Here lies the question again: how those differences could be resolved amicably! The answer may be, trained and experienced diplomatic channel should be utilized, which have sufficient knowledge on the subject matter. Secondly, mature politicians should be assigned to talk jointly with fixed agenda. After this, border problems must be handled and resolved in the prime ministers’ level, as channelised by the experienced diplomats and mature politicians’, findings of the ways and means to resolve the problems.
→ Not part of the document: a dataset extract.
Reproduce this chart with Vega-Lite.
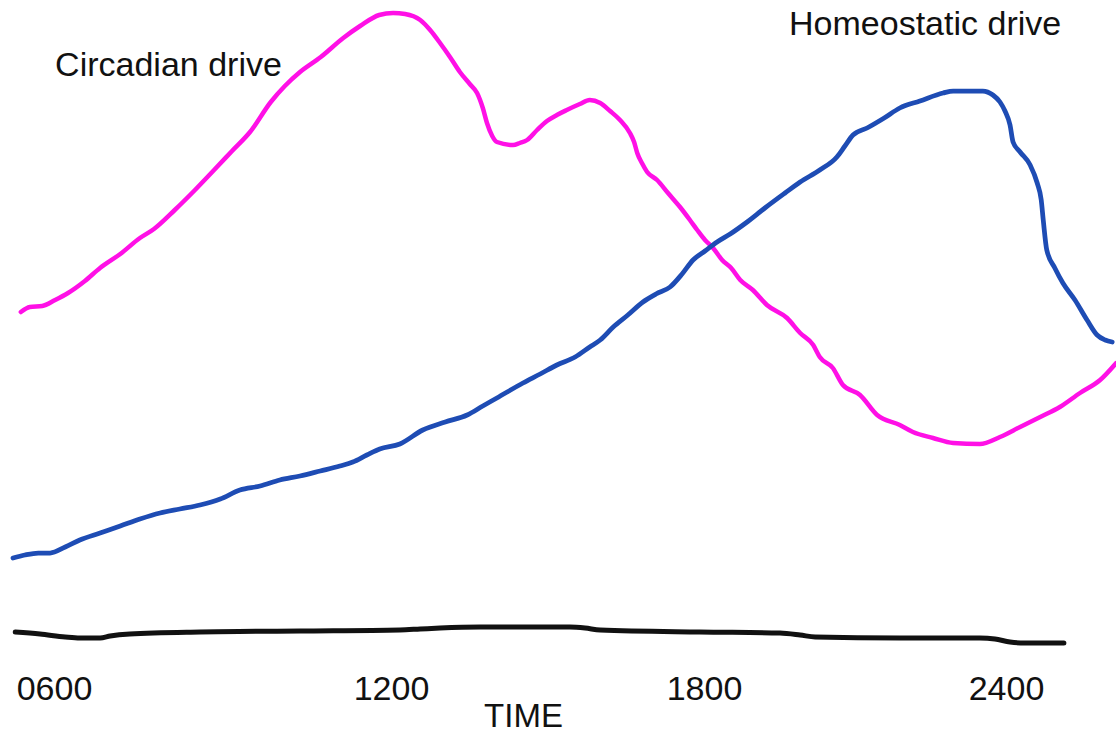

Border problems must be negotiated with mutual discussions in respect of friendship, brotherhood and equality with the background of historical maps, related facts and supporting documents.

 

Role of civic society is to make aware and create pressure to the government authorities highlighting the facts and figures. Executing power lies in the hands of government authorities. So the head of the governments must demonstrate skill for the settlement of disputed portions of the national territory once and for all.

 

Nepal-India JTLBC has elapsed 25 years, as it has crossed the year of silver jubilee. The civic society will evaluate whether this is a long or short period. However, let us hope the border demarcation between Nepal and India will be completed in a very near future and boundary protocol will be signed in due time. Resolving the border issues, relation between the two countries will be further strengthened in the days to come in a consolidated manner.